Seakan menjawab polemik yang berkembang di media terhadap partai yang dipimpinnya, Mega memaparkan dengan bernas persoalan-persoalan bangsa saat ini, posisi PDI-P, dan otokritik terhadap partai yang dipimpinnya, serta sikap politik yang dipilih dalam menghadapi masa transisi partai ini.
Menurut saya ada tiga hal menarik dalam isi pidatonya. Pertama, penegasan kembali tentang PDI-P sebagai partai ideologis berdasarkan Pancasila 1 Juni 1945. Penegasan jalan ideologis ini dipilih sebagai fondasi, arah, tujuan, sekaligus bingkai perjuangan partai yang memihak kepada rakyat terutama wong cilik dalam perjuangannya. Pilihan ini ia tegaskan seraya melakukan otokritik kepada partai yang telah gagal memaknai garis sejarah perjuangan sehingga ditinggalkan rakyat dalam dua pemilu.

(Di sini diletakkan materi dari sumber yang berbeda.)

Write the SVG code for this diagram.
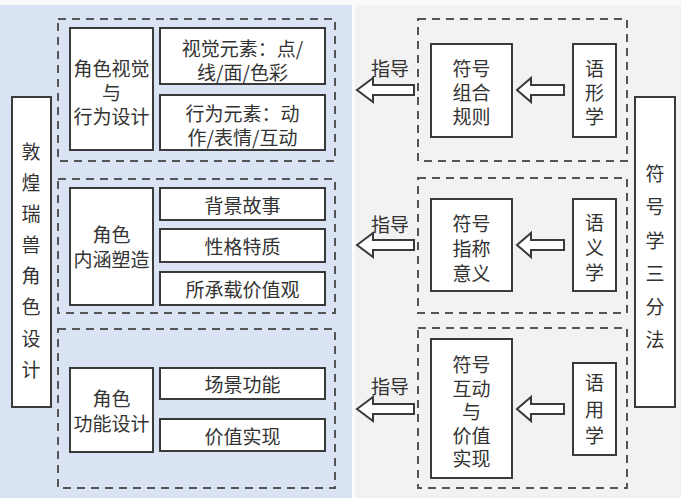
<svg xmlns="http://www.w3.org/2000/svg" width="681" height="498" viewBox="0 0 681 498">
<style>
.bg{stroke:none}
.dash{fill:none;stroke:#555;stroke-width:2;stroke-dasharray:8 6}
.box{fill:#fff;stroke:#3a3a3a;stroke-width:2}
.arrow{fill:#fff;stroke:#3a3a3a;stroke-width:2;stroke-linejoin:miter}
text{font-family:"Noto Sans CJK SC","Noto Sans",sans-serif;font-size:19px;fill:#333;text-anchor:middle;dominant-baseline:central}
</style>
<rect x="0" y="0" width="681" height="498" fill="#fbfbfb"/>
<rect class="bg" x="0" y="5" width="352" height="493" fill="#d9e3f4"/>
<rect class="bg" x="355" y="5" width="326" height="493" fill="#f2f2f2"/>

<g id="group-left-1"><rect class="dash" x="58" y="19" width="277" height="142"/></g>
<g id="group-left-2"><rect class="dash" x="58" y="179" width="277" height="134"/></g>
<g id="group-left-3"><rect class="dash" x="58" y="329" width="277" height="159"/></g>
<g id="group-right-1"><rect class="dash" x="418" y="19" width="209" height="142"/></g>
<g id="group-right-2"><rect class="dash" x="418" y="178" width="209" height="135"/></g>
<g id="group-right-3"><rect class="dash" x="418" y="328" width="209" height="160"/></g>

<g id="node-dunhuang">
<rect class="box" x="12" y="97" width="39" height="310"/>
<text x="31" y="150">敦</text><text x="31" y="181">煌</text><text x="31" y="212">瑞</text><text x="31" y="243">兽</text><text x="31" y="274">角</text><text x="31" y="305">色</text><text x="31" y="337">设</text><text x="31" y="368">计</text>
</g>

<g id="node-visual-behavior">
<rect class="box" x="70" y="28" width="83" height="122"/>
<text x="111.5" y="67">角色视觉</text><text x="111.5" y="91">与</text><text x="111.5" y="115">行为设计</text>
</g>
<g id="node-visual-elements">
<rect class="box" x="160" y="28" width="165" height="56"/>
<text x="242.5" y="47">视觉元素：点/</text><text x="242.5" y="71">线/面/色彩</text>
</g>
<g id="node-behavior-elements">
<rect class="box" x="160" y="95" width="165" height="55"/>
<text x="242.5" y="112">行为元素：动</text><text x="242.5" y="136">作/表情/互动</text>
</g>

<g id="node-connotation">
<rect class="box" x="70" y="188" width="83" height="117"/>
<text x="111.5" y="233">角色</text><text x="111.5" y="258">内涵塑造</text>
</g>
<g id="node-story">
<rect class="box" x="160" y="188" width="165" height="32"/>
<text x="242.5" y="204">背景故事</text>
</g>
<g id="node-personality">
<rect class="box" x="160" y="229" width="165" height="33"/>
<text x="242.5" y="245.5">性格特质</text>
</g>
<g id="node-values">
<rect class="box" x="160" y="272" width="165" height="33"/>
<text x="242.5" y="288.5">所承载价值观</text>
</g>

<g id="node-function">
<rect class="box" x="70" y="368" width="83" height="84"/>
<text x="111.5" y="397">角色</text><text x="111.5" y="422">功能设计</text>
</g>
<g id="node-scene">
<rect class="box" x="160" y="368" width="165" height="31"/>
<text x="242.5" y="383.5">场景功能</text>
</g>
<g id="node-value-realize">
<rect class="box" x="160" y="419" width="165" height="32"/>
<text x="242.5" y="435">价值实现</text>
</g>

<g id="node-combination">
<rect class="box" x="431" y="44" width="81" height="93"/>
<text x="471.5" y="67">符号</text><text x="471.5" y="91">组合</text><text x="471.5" y="115">规则</text>
</g>
<g id="node-syntactics">
<rect class="box" x="573" y="44" width="43" height="93"/>
<text x="594.5" y="67">语</text><text x="594.5" y="91">形</text><text x="594.5" y="115">学</text>
</g>
<g id="node-reference">
<rect class="box" x="431" y="199" width="81" height="92"/>
<text x="471.5" y="222">符号</text><text x="471.5" y="247">指称</text><text x="471.5" y="272">意义</text>
</g>
<g id="node-semantics">
<rect class="box" x="573" y="199" width="43" height="92"/>
<text x="594.5" y="221">语</text><text x="594.5" y="246">义</text><text x="594.5" y="271">学</text>
</g>
<g id="node-interaction">
<rect class="box" x="431" y="339" width="81" height="139"/>
<text x="471.5" y="363">符号</text><text x="471.5" y="387">互动</text><text x="471.5" y="410">与</text><text x="471.5" y="434">价值</text><text x="471.5" y="457">实现</text>
</g>
<g id="node-pragmatics">
<rect class="box" x="573" y="363" width="43" height="92"/>
<text x="594.5" y="381">语</text><text x="594.5" y="408">用</text><text x="594.5" y="434">学</text>
</g>

<g id="node-semiotics">
<rect class="box" x="635" y="97" width="40" height="310"/>
<text x="655" y="172">符</text><text x="655" y="205">号</text><text x="655" y="239">学</text><text x="655" y="272">三</text><text x="655" y="305">分</text><text x="655" y="338">法</text>
</g>

<g id="connectors">
<path class="arrow" d="M517,90 L531,78 L531,85 L564,85 L564,95 L531,95 L531,102 Z"/>
<path class="arrow" d="M357,90 L373,78 L373,85 L414,85 L414,95 L373,95 L373,102 Z"/>
<text x="390" y="67">指导</text>
<path class="arrow" d="M517,245 L531,233 L531,240 L564,240 L564,250 L531,250 L531,257 Z"/>
<path class="arrow" d="M357,245 L373,233 L373,240 L414,240 L414,250 L373,250 L373,257 Z"/>
<text x="390" y="223">指导</text>
<path class="arrow" d="M517,409 L531,397 L531,404 L564,404 L564,414 L531,414 L531,421 Z"/>
<path class="arrow" d="M357,409 L373,397 L373,404 L414,404 L414,414 L373,414 L373,421 Z"/>
<text x="390" y="385">指导</text>
</g>
</svg>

Megawati juga menyadari, pilihan ideologis ini tidaklah mudah. Ia dihadapkan oleh tantangan internal partai, seperti kelangkaan kepemimpinan secara kualitas ataupun kuantitas, pengaturan kelembagaan partai yang masih berpusat pada satu tiang penyangga, yakni organisasi partai dari DPP hingga anak ranting, belum adanya anggaran dasar dan anggaran rumah tangga yang secara jelas dan tegas mengatur kekuasaan pemerintahan partai, dan keterbatasan sumber pendanaan partai yang menyedot anggaran besar. Tantangan eksternal juga tidak kalah peliknya, ia dihadapkan pada kondisi di mana rakyat antipartai dan anti-ideologi.
Saya pikir kegentaran itu dapat dipahami, di tengah situasi pengalaman ”melek politik” semua parpol yang ada selama ini, yang belum memiliki pegangan dan sandaran kepada demokrasi yang dicita-citakan bersama. Demokrasi yang dicecap selama dua tahun ini masih meletakkan demokrasi secara berlebihan dalam praktiknya, yaitu dengan meletakkannya sebagai satu-satunya dasar atas sarana kebebasan dalam kehidupan kepolitikan umum.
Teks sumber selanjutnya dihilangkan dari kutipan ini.